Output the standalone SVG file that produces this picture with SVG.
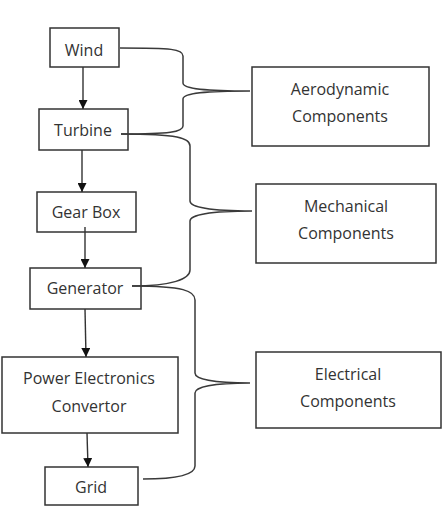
<svg xmlns="http://www.w3.org/2000/svg" width="443" height="511" viewBox="0 0 443 511">
<defs>
<style>
.box{fill:#fff;stroke:#333;stroke-width:1.5}
.t{font-family:"Open Sans","Liberation Sans",sans-serif;font-size:16px;fill:#333;text-anchor:middle;dominant-baseline:central}
.c{fill:none;stroke:#333;stroke-width:1.4}
.b{fill:none;stroke:#3a3a3a;stroke-width:1.5}
</style>
<marker id="arr" markerWidth="9" markerHeight="9" refX="9" refY="4.5" orient="auto" markerUnits="userSpaceOnUse" viewBox="0 0 9 9">
<path d="M0,0 L9,4.5 L0,9 Z" fill="#111"/>
</marker>
</defs>
<g id="wind"><rect class="box" x="50" y="28" width="69" height="39"/><text class="t" x="84" y="50">Wind</text></g>
<g id="turbine"><rect class="box" x="39" y="109" width="89" height="41"/><text class="t" x="83" y="130">Turbine</text></g>
<g id="gearbox"><rect class="box" x="37" y="192" width="99" height="40"/><text class="t" x="86" y="212">Gear Box</text></g>
<g id="generator"><rect class="box" x="30" y="268" width="111" height="41"/><text class="t" x="85" y="288">Generator</text></g>
<g id="pec"><rect class="box" x="2" y="357" width="176" height="76"/><text class="t" x="89" y="378">Power Electronics</text><text class="t" x="89" y="406">Convertor</text></g>
<g id="grid"><rect class="box" x="45" y="467" width="93" height="38"/><text class="t" x="91" y="487">Grid</text></g>
<g id="aero"><rect class="box" x="252" y="67" width="177" height="79"/><text class="t" x="340" y="89">Aerodynamic</text><text class="t" x="340" y="116">Components</text></g>
<g id="mech"><rect class="box" x="256" y="184" width="180" height="79"/><text class="t" x="346" y="206">Mechanical</text><text class="t" x="346" y="233">Components</text></g>
<g id="elec"><rect class="box" x="256" y="352" width="185" height="76"/><text class="t" x="348" y="374">Electrical</text><text class="t" x="348" y="401">Components</text></g>
<g id="connectors">
<path class="c" d="M83,67 L83,109" marker-end="url(#arr)"/>
<path class="c" d="M82,150 L82,192" marker-end="url(#arr)"/>
<path class="c" d="M85,227 L85,268" marker-end="url(#arr)"/>
<path class="c" d="M85,309 L86,357" marker-end="url(#arr)"/>
<path class="c" d="M87,433 L88,467" marker-end="url(#arr)"/>
<path class="b" d="M120,48 C172,48 183,49 183,56 L183,83 C183,89 205,91 250,91 C205,91 183,93 183,99 L183,126 C183,132 170,134 121,134"/>
<path class="b" d="M121,134 C178,134 190,138 190,146 L190,201 C190,207 210,211 252,211 C210,211 190,215 190,221 L190,270 C190,279 172,286 132,286"/>
<path class="b" d="M132,286 C184,286 195,291 195,300 L195,373 C195,379 213,383 250,383 C213,383 195,387 195,393 L195,466 C195,474 180,479 143,479"/>
</g>
</svg>
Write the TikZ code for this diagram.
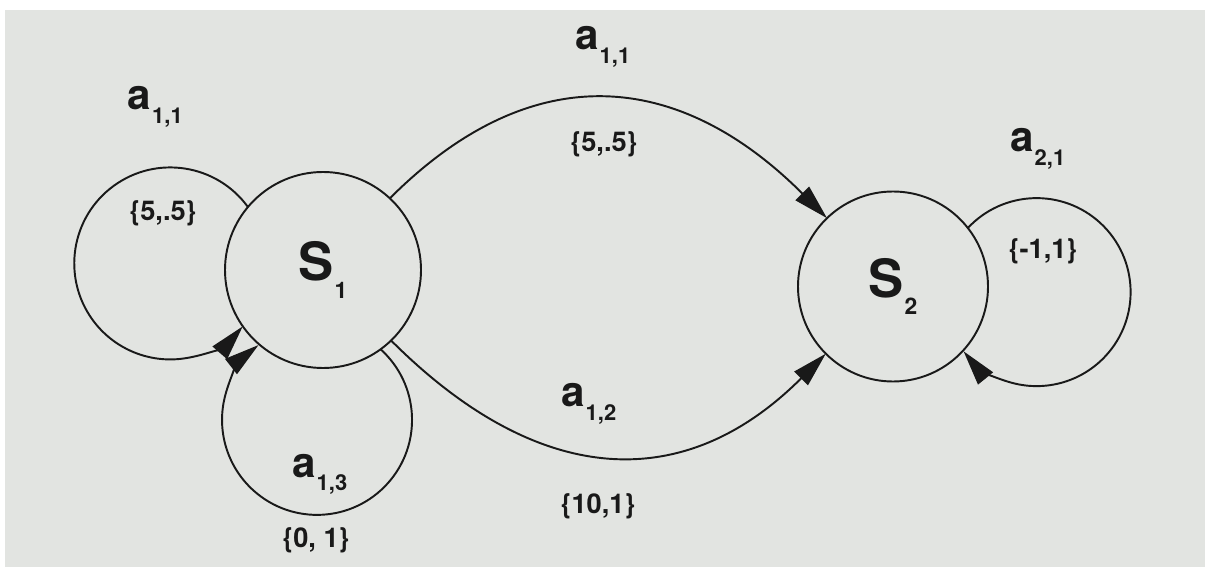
\documentclass[tikz,border=0pt]{standalone}
\usepackage{fontspec}
\setmainfont{TeX Gyre Heros}
\usetikzlibrary{arrows.meta}
\definecolor{pagegray}{RGB}{226,228,225}
\definecolor{ink}{RGB}{25,25,25}
\newcommand{\albl}[1]{{\fontsize{24}{24}\selectfont a}\kern0.5pt\raisebox{-7.5pt}{\fontsize{12.5}{12.5}\selectfont #1}}
\newcommand{\slbl}[1]{{\fontsize{30}{30}\selectfont S}\kern0.5pt\raisebox{-10pt}{\fontsize{13}{13}\selectfont #1}}
\newcommand{\cost}[1]{{\fontsize{15.5}{15.5}\selectfont\{#1\}}}
\tikzset{
  statenode/.style={circle, draw=ink, line width=1.1pt, inner sep=0pt, outer sep=0pt, text=ink, font=\bfseries},
  trans/.style={draw=ink, line width=1.1pt, -{Triangle[length=0.7cm,width=0.38cm]}},
  lbl/.style={text=ink, font=\bfseries, inner sep=0pt}
}
\begin{document}
\begin{tikzpicture}[scale=1]
      \useasboundingbox (0,0) rectangle (24.1,11.34);
      \fill[white] (0,0) rectangle (24.1,11.34);
      \fill[pagegray] (0.1,0) rectangle (24.1,11.14);
      \node[statenode, minimum size=3.92cm] (s1) at (6.46,5.94) {\slbl{1}};
      \node[statenode, minimum size=3.8cm] (s2) at (17.86,5.61) {\slbl{2}};
      \draw[trans] (s1.140) arc[start angle=36, end angle=319, radius=1.92];
      \draw[trans] (s1.-54) arc[start angle=48, end angle=-232, radius=1.9];
      \draw[trans] (s2.38) arc[start angle=137, end angle=-141, radius=1.88];
      \draw[trans] (s1.47) to[out=45, in=135, looseness=1.2] (s2.134);
      \draw[trans] (s1.-46) to[out=-45, in=-135, looseness=1.2] (s2.-135);
      \node[lbl, anchor=base west] (a11l) at (2.55,9.14) {\albl{1,1}};
      \node[lbl, anchor=base west] (a11t) at (11.5,10.34) {\albl{1,1}};
      \node[lbl, anchor=base west] (a21) at (20.2,8.3) {\albl{2,1}};
      \node[lbl, anchor=base west] (a12) at (11.22,3.2) {\albl{1,2}};
      \node[lbl, anchor=base west] (a13) at (5.84,1.8) {\albl{1,3}};
      \node[lbl] (c11l) at (3.26,7.08) {\cost{5,.5}};
      \node[lbl] (c11t) at (12.08,8.46) {\cost{5,.5}};
      \node[lbl] (c21) at (20.86,6.32) {\cost{-1,1}};
      \node[lbl] (c12) at (11.96,1.22) {\cost{10,1}};
      \node[lbl] (c13) at (6.32,0.54) {\cost{0, 1}};
    \end{tikzpicture}
\end{document}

THE TASK: Quote exactly, and only, the lines from the one containing "Write the TikZ code for this diagram." through the last line of the records above, both included; leave out any pictures.

SOLUTION TO THIS EXERCISE:
Write the TikZ code for this diagram.
\documentclass[tikz,border=0pt]{standalone}
\usepackage{fontspec}
\setmainfont{TeX Gyre Heros}
\usetikzlibrary{arrows.meta}
\definecolor{pagegray}{RGB}{226,228,225}
\definecolor{ink}{RGB}{25,25,25}
\newcommand{\albl}[1]{{\fontsize{24}{24}\selectfont a}\kern0.5pt\raisebox{-7.5pt}{\fontsize{12.5}{12.5}\selectfont #1}}
\newcommand{\slbl}[1]{{\fontsize{30}{30}\selectfont S}\kern0.5pt\raisebox{-10pt}{\fontsize{13}{13}\selectfont #1}}
\newcommand{\cost}[1]{{\fontsize{15.5}{15.5}\selectfont\{#1\}}}
\tikzset{
  statenode/.style={circle, draw=ink, line width=1.1pt, inner sep=0pt, outer sep=0pt, text=ink, font=\bfseries},
  trans/.style={draw=ink, line width=1.1pt, -{Triangle[length=0.7cm,width=0.38cm]}},
  lbl/.style={text=ink, font=\bfseries, inner sep=0pt}
}
\begin{document}
\begin{tikzpicture}[scale=1]
      \useasboundingbox (0,0) rectangle (24.1,11.34);
      \fill[white] (0,0) rectangle (24.1,11.34);
      \fill[pagegray] (0.1,0) rectangle (24.1,11.14);
      \node[statenode, minimum size=3.92cm] (s1) at (6.46,5.94) {\slbl{1}};
      \node[statenode, minimum size=3.8cm] (s2) at (17.86,5.61) {\slbl{2}};
      \draw[trans] (s1.140) arc[start angle=36, end angle=319, radius=1.92];
      \draw[trans] (s1.-54) arc[start angle=48, end angle=-232, radius=1.9];
      \draw[trans] (s2.38) arc[start angle=137, end angle=-141, radius=1.88];
      \draw[trans] (s1.47) to[out=45, in=135, looseness=1.2] (s2.134);
      \draw[trans] (s1.-46) to[out=-45, in=-135, looseness=1.2] (s2.-135);
      \node[lbl, anchor=base west] (a11l) at (2.55,9.14) {\albl{1,1}};
      \node[lbl, anchor=base west] (a11t) at (11.5,10.34) {\albl{1,1}};
      \node[lbl, anchor=base west] (a21) at (20.2,8.3) {\albl{2,1}};
      \node[lbl, anchor=base west] (a12) at (11.22,3.2) {\albl{1,2}};
      \node[lbl, anchor=base west] (a13) at (5.84,1.8) {\albl{1,3}};
      \node[lbl] (c11l) at (3.26,7.08) {\cost{5,.5}};
      \node[lbl] (c11t) at (12.08,8.46) {\cost{5,.5}};
      \node[lbl] (c21) at (20.86,6.32) {\cost{-1,1}};
      \node[lbl] (c12) at (11.96,1.22) {\cost{10,1}};
      \node[lbl] (c13) at (6.32,0.54) {\cost{0, 1}};
    \end{tikzpicture}
\end{document}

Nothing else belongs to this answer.